In 2011, the Income Tax Act Chapter 52:01 was amended and among the amendments was the insertion of paragraph (r) at section 41 of the Act. The amendment sought to include training levy as a specific deduction in determining the assessable income of a taxpayer. It is against this background that the Botswana Unified Revenue Service (BURS) Commissioner General revised one of their client’s (the taxpayer) 2010 tax year assessments to disallow training levy as he was of the opinion that they were disallowable under section 50(b) prior to the 2011 amendment. Section 50(b) states that:
“Subject to any express provision in this Part authorizing a specified deduction in ascertaining chargeable income, no deduction shall be allowed in respect of any amount not wholly, exclusively and necessarily laid out or expended for the purpose of producing assessable income”

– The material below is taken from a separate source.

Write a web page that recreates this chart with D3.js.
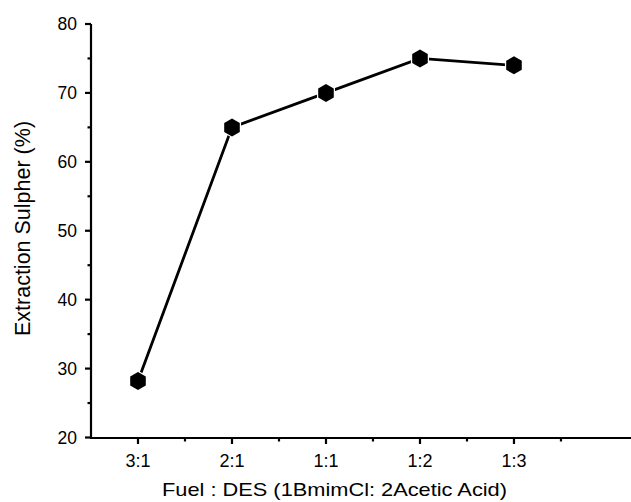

The taxpayer on the other hand argued that training levy has always been deductible as it qualified for the same under section 39(2) which covers general allowable deductions. The said section which is a mirror image of section 50(b) states that:
“In ascertaining the chargeable income of any person for any tax year there shall, upon due claim and subject to such evidence as the Commissioner may require, be deducted from the assessable income of such person all expenditure wholly, exclusively and necessarily incurred by that person during the tax year in the production of his assessable income.”
After various engagements and a stint at the board of adjudicators the case eventually went before the High Court where both parties had to defend their arguments and prove their cases. BURS’ contention was that prior to the 2011 amendment training levy was not an allowable expense as it failed the test of wholly, exclusively and necessarily in the income tax act.
The argument of whether an expense is wholly, exclusively and necessarily incurred is an old phenomenon that goes beyond our borders. Various tax cases have been deliberated on this subject and it is evident that revenue authorities tend to lean towards the rigid interpretation of the phrase compared to an extensive and fact based approach of the interpretation. It is no surprise that BURS contended that the same approach should be applied in this case. The rigid approach seeks to establish a direct connection between the income produced and the expense incurred, in following this approach BURS argued that though the taxpayer had incurred the expense there is no direct linkage to income produced. BURS further argued that the taxpayer can operate without having to incur the training levy expenditure.
Such a narrow interpretation will indeed mean that various expenses such as parking fees, road levy and other related expenses are disallowable as there is no direct linkage to the income produced. The taxpayer on the other hand argued that training levy is a necessary expense in conducting business as it is a requirement of law that the company should incur training levy. Therefore the objective of incurring the expense matters more than the direct effect of the expense on producing income. The judge agreed with the taxpayer that training levy is sufficiently closely connected to operations of the business as the taxpayer will be trading illegally if they do not comply with the Training Levy Order.
However, subject to provisions of section 87(1), taxpayers that had their training levy expense disallowed for tax years 2011 and prior may not have it allowed for tax purposes. Section 87(1) reads:
“Subject to section 80(1) and (3) and section 81, where in relation to an assessment —
(a) No valid notice of objection has been given under section 88;
(b) Subsequent to the determination of an objection, no valid notice of appeal has been given under section 91; or
(c) An appeal has been determined and there is no right of further appeal, such assessment shall be final and not subject to appeal”.